To the editor:

All the recent attention by Utah wilderness advocates to off-highway vehicle use on public lands clearly illustrates a lack of understanding.OHV enthusiasts share a common bond with wilderness advocates - a genuine love of our great outdoors and appreciation of its natural wonders. Attempts by wilderness advocates to stereotype us as uncaring intruders on our public lands are neither accurate nor fair.

Our love of the outdoors has often prompted us to undertake tasks that would be very difficult for non-motorized users or time consuming for our land managers. Clearing trails of winter fallen timber in the spring signals the start of the riding season in most areas where trail bike and ATV riding is popular.
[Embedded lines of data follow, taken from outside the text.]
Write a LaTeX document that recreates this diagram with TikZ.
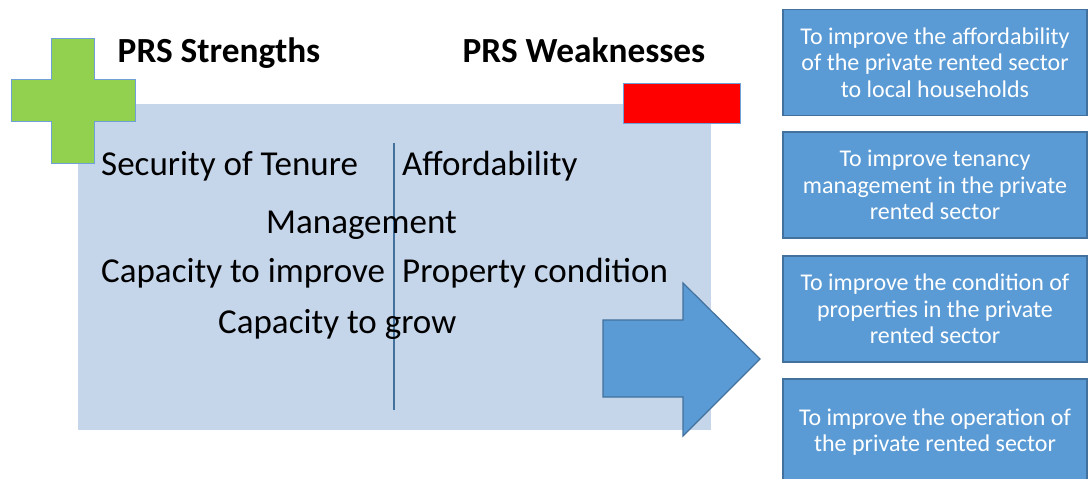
\documentclass[tikz,border=0pt]{standalone}
\usepackage{fontspec}
\setmainfont{Carlito}
\begin{document}
\begin{tikzpicture}[x=1pt,y=-1pt,
  lbl/.style={inner sep=0pt, anchor=base west, font=\fontsize{35}{42}\selectfont},
  ttl/.style={inner sep=0pt, anchor=base, font=\bfseries\fontsize{35.3}{42}\selectfont},
  goal/.style={draw=boxline, fill=boxblue, line width=1.2pt, minimum width=304pt, minimum height=106pt,
     align=center, text=white, inner sep=0pt, font=\fontsize{24}{26.5}\selectfont},
  badge/.style={draw=badgeline, line width=1pt}]
\definecolor{panel}{HTML}{C5D5EA}
\definecolor{boxblue}{HTML}{5B9BD5}
\definecolor{boxline}{HTML}{41719C}
\definecolor{badgeline}{HTML}{6FA0D8}
\definecolor{plusgreen}{HTML}{92D050}
\useasboundingbox (0,0) rectangle (1088,479);
\begin{scope}
\clip (0,0) rectangle (1088,479);
% panel
\fill[panel] (78,104) rectangle (711,430);
% plus sign
\draw[badge, fill=plusgreen] (51,38) -- (94,38) -- (94,79) -- (135,79) -- (135,121) -- (94,121)
  -- (94,163) -- (51,163) -- (51,121) -- (11,121) -- (11,79) -- (51,79) -- cycle;
% red minus
\draw[badge, fill=red] (623,83) rectangle (740,123);
% divider
\coordinate (dtop) at (394,143);
\coordinate (dbot) at (394,410);
\draw[boxline, line width=1.2pt] (dtop) -- (dbot);
% titles
\node[ttl] (ts) at (219,62) {PRS Strengths};
\node[ttl] (tw) at (584,62) {PRS Weaknesses};
% labels
\node[lbl] (sec) at (101,175) {Security of Tenure};
\node[lbl] (aff) at (402,175) {Affordability};
\node[lbl] (man) at (266,233) {Management};
\node[lbl] (cti) at (101,282) {Capacity to improve};
\node[lbl] (pco) at (402,282) {Property condition};
\node[lbl] (ctg) at (218,333) {Capacity to grow};
% big arrow
\draw[draw=boxline, fill=boxblue, line width=1.2pt] (603,320) -- (683,320) -- (683,283) -- (760,359)
  -- (683,436) -- (683,397) -- (603,397) -- cycle;
% goal boxes
\node[goal] (g1) at (935,62.5) {To improve the affordability\\of the private rented sector\\to local households};
\node[goal] (g2) at (935,185) {To improve tenancy\\management in the private\\rented sector};
\node[goal] (g3) at (935,309) {To improve the condition of\\properties in the private\\rented sector};
\node[goal] (g4) at (935,432) {To improve the operation of\\the private rented sector};
\end{scope}
\end{tikzpicture}
\end{document}
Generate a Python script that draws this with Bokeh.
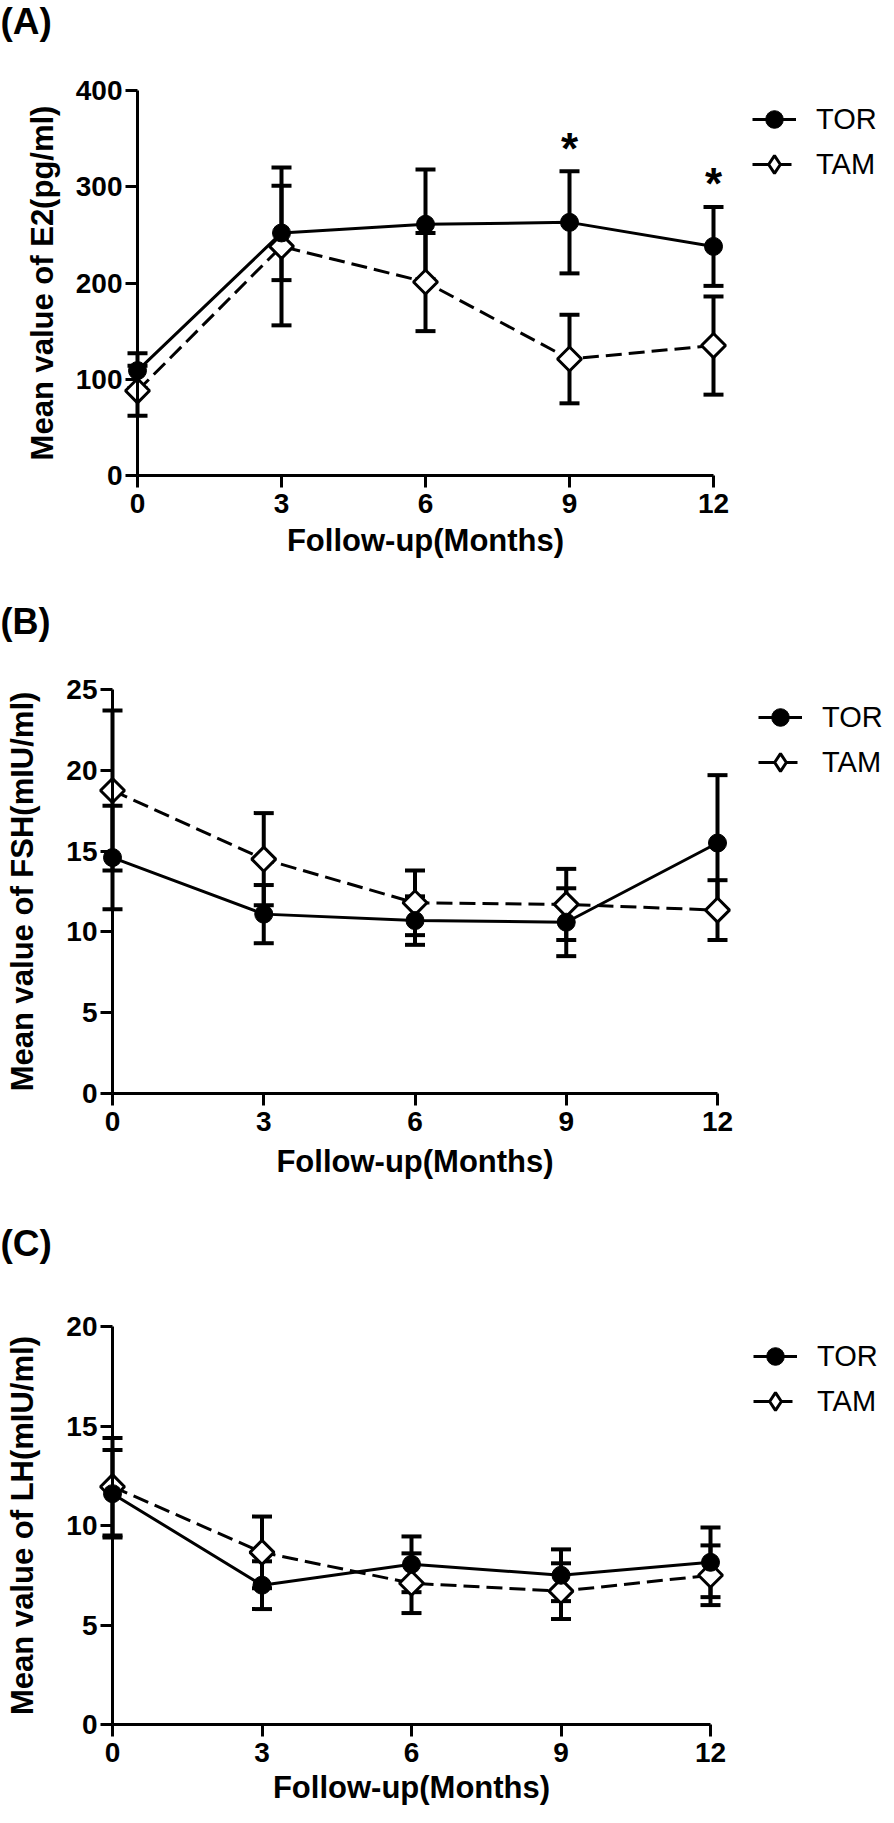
import math
from bokeh.plotting import figure
from bokeh.models import (Range1d, LinearAxis, FixedTicker, Whisker, TeeHead,
                          ColumnDataSource, Legend, LegendItem, Label)
from bokeh.layouts import column
from bokeh.core.properties import value
from bokeh.embed import file_html
from bokeh.resources import INLINE

# ---------------- data ----------------
months = [0, 3, 6, 9, 12]
x_ticks = [0, 3, 6, 9, 12]
x_title = "Follow-up(Months)"
series_names = ["TOR", "TAM"]

e2_tor = [109, 252, 261, 263, 238]
e2_tor_sd = [18, 49, 57, 53, 41]
e2_tam = [88, 238, 201, 121, 135]
e2_tam_sd = [26, 82, 51, 46, 51]
e2_ticks = [0, 100, 200, 300, 400]
e2_sig_months = [9, 12]

fsh_tor = [14.6, 11.1, 10.7, 10.6, 15.5]
fsh_tor_sd = [3.2, 1.8, 1.5, 2.1, 4.2]
fsh_tam = [18.75, 14.5, 11.8, 11.7, 11.35]
fsh_tam_sd = [4.95, 2.85, 2.0, 2.2, 1.85]
fsh_ticks = [0, 5, 10, 15, 20, 25]

lh_tor = [11.6, 7.0, 8.05, 7.5, 8.15]
lh_tor_sd = [2.2, 1.2, 1.4, 1.3, 1.75]
lh_tam = [11.95, 8.65, 7.1, 6.7, 7.5]
lh_tam_sd = [2.45, 1.8, 1.5, 1.4, 1.5]
lh_ticks = [0, 5, 10, 15, 20]

FONT = "Liberation Sans"
FIG_W = 894


def panel(tag, ylabel, yticks, tor, tor_sd, tam, tam_sd, g, sig=None):
    h = g["bottom"] - g["top"]
    kx = (g["x12"] - g["x0"]) / 12.0
    x_start = -g["x0"] / kx
    x_end = x_start + FIG_W / kx
    ytop_val = yticks[-1]
    ky = (g["y0"] - g["ytop"]) / ytop_val
    y_start = -(g["bottom"] - g["y0"]) / ky
    y_end = y_start + h / ky

    p = figure(width=FIG_W, height=h, output_backend="svg", toolbar_location=None,
               x_range=Range1d(x_start, x_end), y_range=Range1d(y_start, y_end),
               x_axis_location=None, y_axis_location=None, min_border=0)
    p.outline_line_color = None
    p.xgrid.visible = False
    p.ygrid.visible = False
    # a range far away from the data: glyphs mapped through it stay off-canvas
    p.extra_y_ranges = {"key": Range1d(1e6, 1e6 + 1)}

    for ax_kind in ("x", "y"):
        if ax_kind == "x":
            ax = LinearAxis(fixed_location=0, bounds=(0, 12),
                            ticker=FixedTicker(ticks=x_ticks, minor_ticks=[]))
            ax.axis_label = x_title
            ax.axis_label_standoff = g["xstand"]
            ax.major_label_standoff = 6
        else:
            ax = LinearAxis(fixed_location=0, bounds=(0, ytop_val),
                            ticker=FixedTicker(ticks=yticks, minor_ticks=[]))
            ax.axis_label = ylabel
            ax.axis_label_standoff = g["ystand"]
            ax.major_label_standoff = 3
        ax.axis_label_text_font_size = "31px"
        ax.axis_line_width = 3
        ax.axis_line_color = "black"
        ax.major_tick_line_width = 3
        ax.major_tick_line_color = "black"
        ax.major_tick_out = 12
        ax.major_tick_in = 0
        ax.minor_tick_line_color = None
        ax.major_label_text_font = FONT
        ax.major_label_text_font_style = "bold"
        ax.major_label_text_font_size = "28px"
        ax.major_label_text_color = "black"
        ax.axis_label_text_font = FONT
        ax.axis_label_text_font_style = "bold"
        ax.axis_label_text_color = "black"
        p.add_layout(ax, "below" if ax_kind == "x" else "left")

    src_tor = ColumnDataSource(dict(x=months, y=tor,
                                    lo=[a - b for a, b in zip(tor, tor_sd)],
                                    hi=[a + b for a, b in zip(tor, tor_sd)]))
    src_tam = ColumnDataSource(dict(x=months, y=tam,
                                    lo=[a - b for a, b in zip(tam, tam_sd)],
                                    hi=[a + b for a, b in zip(tam, tam_sd)],
                                    ang=[math.pi / 4] * len(months)))

    for src in (src_tam, src_tor):
        w = Whisker(base="x", upper="hi", lower="lo", source=src, dimension="height",
                    line_width=4, line_color="black",
                    upper_head=TeeHead(size=20, line_width=4, line_color="black"),
                    lower_head=TeeHead(size=20, line_width=4, line_color="black"))
        p.add_layout(w)

    tam_line = p.line("x", "y", source=src_tam, line_width=3, line_color="black",
                      line_dash="16 7")
    tor_line = p.line("x", "y", source=src_tor, line_width=3, line_color="black")
    p.scatter("x", "y", source=src_tam, marker="square", angle="ang", size=17,
              fill_color="white", line_color="black", line_width=3)
    tor_pts = p.scatter("x", "y", source=src_tor, marker="circle", size=18,
                        fill_color="black", line_color="black", line_width=1)
    # legend key for TAM: diamond glyph of the same data, mapped off-canvas
    tam_key = p.scatter("x", "y", source=src_tam, marker="diamond", y_range_name="key",
                        fill_color="white", line_color="black", line_width=3)

    if sig:
        sy = [tor[months.index(m)] + tor_sd[months.index(m)] for m in sig]
        p.text(x=sig, y=sy, text=["*"] * len(sig), text_font=value(FONT),
               text_font_style="bold", text_font_size="44px", text_align="center",
               text_baseline="alphabetic", y_offset=-23, text_color="black")

    legend = Legend(items=[LegendItem(label=series_names[0], renderers=[tor_line, tor_pts]),
                           LegendItem(label=series_names[1], renderers=[tam_line, tam_key])],
                    location=g["legend"], border_line_color=None, background_fill_alpha=0,
                    padding=0, margin=0, spacing=1, glyph_width=44, glyph_height=44,
                    label_height=44, label_standoff=20,
                    label_text_font=FONT, label_text_font_size="29px",
                    label_text_color="black")
    p.add_layout(legend)

    p.add_layout(Label(x=0, y=h - g["label_top"], x_units="screen", y_units="screen",
                       text=tag, text_font=FONT, text_font_style="bold",
                       text_font_size=g["label_size"], text_baseline="top",
                       text_color="black"))
    return p


geo_a = dict(top=0, bottom=590, x0=137, x12=713, y0=475, ytop=90,
             legend=(752, 404), label_top=0, label_size="37px", xstand=7, ystand=13)
geo_b = dict(top=590, bottom=1200, x0=112, x12=717, y0=1093, ytop=689,
             legend=(758, 416), label_top=10, label_size="36px", xstand=10, ystand=23)
geo_c = dict(top=1200, bottom=1822, x0=112, x12=710, y0=1724, ytop=1326,
             legend=(753, 399), label_top=22, label_size="37px", xstand=5, ystand=23)

pa = panel("(A)", "Mean value of E2(pg/ml)", e2_ticks, e2_tor, e2_tor_sd, e2_tam, e2_tam_sd,
           geo_a, sig=e2_sig_months)
pb = panel("(B)", "Mean value of FSH(mIU/ml)", fsh_ticks, fsh_tor, fsh_tor_sd, fsh_tam,
           fsh_tam_sd, geo_b)
pc = panel("(C)", "Mean value of LH(mIU/ml)", lh_ticks, lh_tor, lh_tor_sd, lh_tam, lh_tam_sd,
           geo_c)

layout = column(pa, pb, pc, spacing=0)
open("out.html", "w").write(file_html(layout, INLINE))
Cleared trails are not only more popular with all users, but also encourage recreationists to stay on the trail rather than start new routes that sometimes cause resource damage. Snowmobilers and four-wheel drive enthusiasts are also generous with their discretionary time and have been involved in volunteer search and rescue efforts that have saved many lives.

The Montana Four by Four Association has participated since the early 1970s in a volunteer conservation program with the U.S. Forest Service that has been very beneficial to several Montana forests.

Last year, Utah snowmobilers cleaned up snowplay parking areas throughout the state. These few illustrations only begin to tell the story of responsible use of our natural resources by motorized recreationists.

While the negative impacts of motorized users are being highlighted by wilderness advocates, the negative aspects of the pro-wilderness movement are overlooked and in some cases even glorified.

Criticism of a deficit timber sale seems rather hypocritical when accompanied with support of a wilderness and national park "let burn policy" that cost American taxpayers millions of dollars, endangered many human lives, roasted thousands of animals alive, and will surely result in severe erosion problems in areas bared by the 1988 holocaust.

The tactics of Earth First! in obstructing any use of our public land for any purpose (including an observatory on Mt. Graham in Arizona) should be a source of embarrassment at the very least.

We do not dispute the fact that many wilderness advocates are genuinely concerned about the future of our public lands.

We respect their right to espouse their preferred public land management philosophy. All we ask is that they be honest in their reporting. We also feel that our right to promote our land management philosophy of "shared use" should be respected.

We hope that some day our mutual love for our natural resources will enable us to overcome our differences. We look forward to a day when we work together in harmony on the real problems with our environment.